How easy, or hard, was it to start up a record store? Did you start by just dumping in your own personal collection as starter inventory?
I started with my own 250 CDs, selling out of the back of my '87 Toyota Supra at Park Lane and Greenville Avenue. Just on the street, every day, in the summer. I bought more CDs for $3 to $4 at pawn shops and sold them for $7. By the end of summer, I had 1,200 CDs, two tables and my two finger-painted "CDs...$6.99" signs in the hatchback. I sold about 100 a day. The original location at Greenville and Mockingbird was 782 square feet and cost $1,100 a month to rent.
What do you miss the most about your stores?
The customers were so cool. It was fun learning from them every day for 16 years. I liked how everyone waited for your turn to put a CD in the store player, seeing if you could sell it.
Was there ever a live-performance element at CD world? It seems like it's so right up your alley. If not, why not?
Every inch was packed with CDs! I wish we had a cool stage like the one at Good Records. We managed few, though, like The Gourds, Ian Moore and David Garza.
Tell us about that first list you started formulating in your head the first time you walked into the Granada space, with the intention of making it your baby.
It was no big list of things! All I knew at that time was that I wanted to make it comfortable and friendly, like the resort setting I grew up in.
Obviously your Granada staff have a great creative braintrust, and thought-chemistry going -- hence all the fun and innovative elements for the music lover inside the theater. Tell us about the process the you and the staff go through, from translating a good idea into a part of the program.
The eight-person staff during the day does booking, artist relations and promotions. We do promo meetings to brainstorm, but leave a lot of creative space for all. Everyone there is an incredible artist with a strong vision for creating a perfect rock n roll vacation for the people of Dallas.

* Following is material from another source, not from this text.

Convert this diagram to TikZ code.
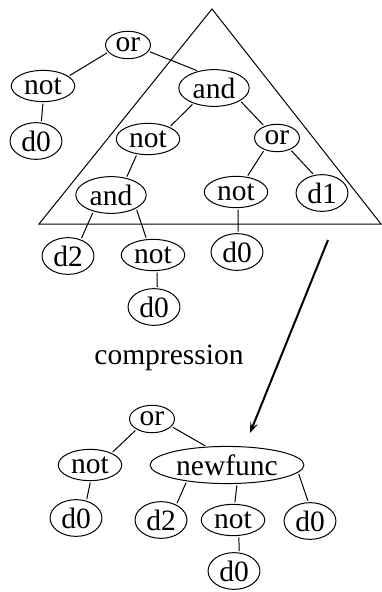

What's the trick to remaining such a people person, and running such a personable style of business, but at the same time, being so overwhelmingly busy with the technical logistics of it all, too? It seems like most businesses lose that the moment things start to get hectic.
I know that I can't ever lose sight of the fact that the music fans give me the ability to book and produce live music. Hearing appreciation could never get old, and that is what you get as an artist or a behind-the-scenes person. They say "Thanks! This is awesome!" And you say it back. It's a conversation I will never get tired of having.
Asking you for a live music performance that stands out in your head is probably too tough a question. How about the best local music show in recent memory?
This St. Patty's day, for one. The Jonathan Tyler and The Northern Lights show was just a sonic explosion of '70s guitar. It's hard to believe these guys are still conjuring more raw power live. And remembering the Polyphonic Spree covering Nirvana's "Lithium" and the entire sold-out crowd bouncing to the beat and screaming every word still causes me to feel weightless.
What do you see in the future for new music in the area?
I'm working on opening a smaller venue by end of this year. Beyond that, it's just continuing to urge people to see a band they have not seen before --.that's a ton of the magic of live music. Just like going to see a new movie.
Please share you and your significant other Julia's amazing tea recipe with everyone. You know the one.
Mate' Tea! It has a natural caffeine equivalent. It has a nice slow ride with no highs and lows like in coffee. We add 1/16 teaspoon of cayenne, 1/2 an organic lemon, and 2 tablespoons of raw agave nectar. It's based on the recipe of the master cleanse. I do one every morning, for sure. Have four, and you will fly.
For fun, how about the most pain-in-the-ass national touring act to come through in recent memory?
No way. The glass is always half full. If you give kindness and do your best, you can even win over Peter Murphy.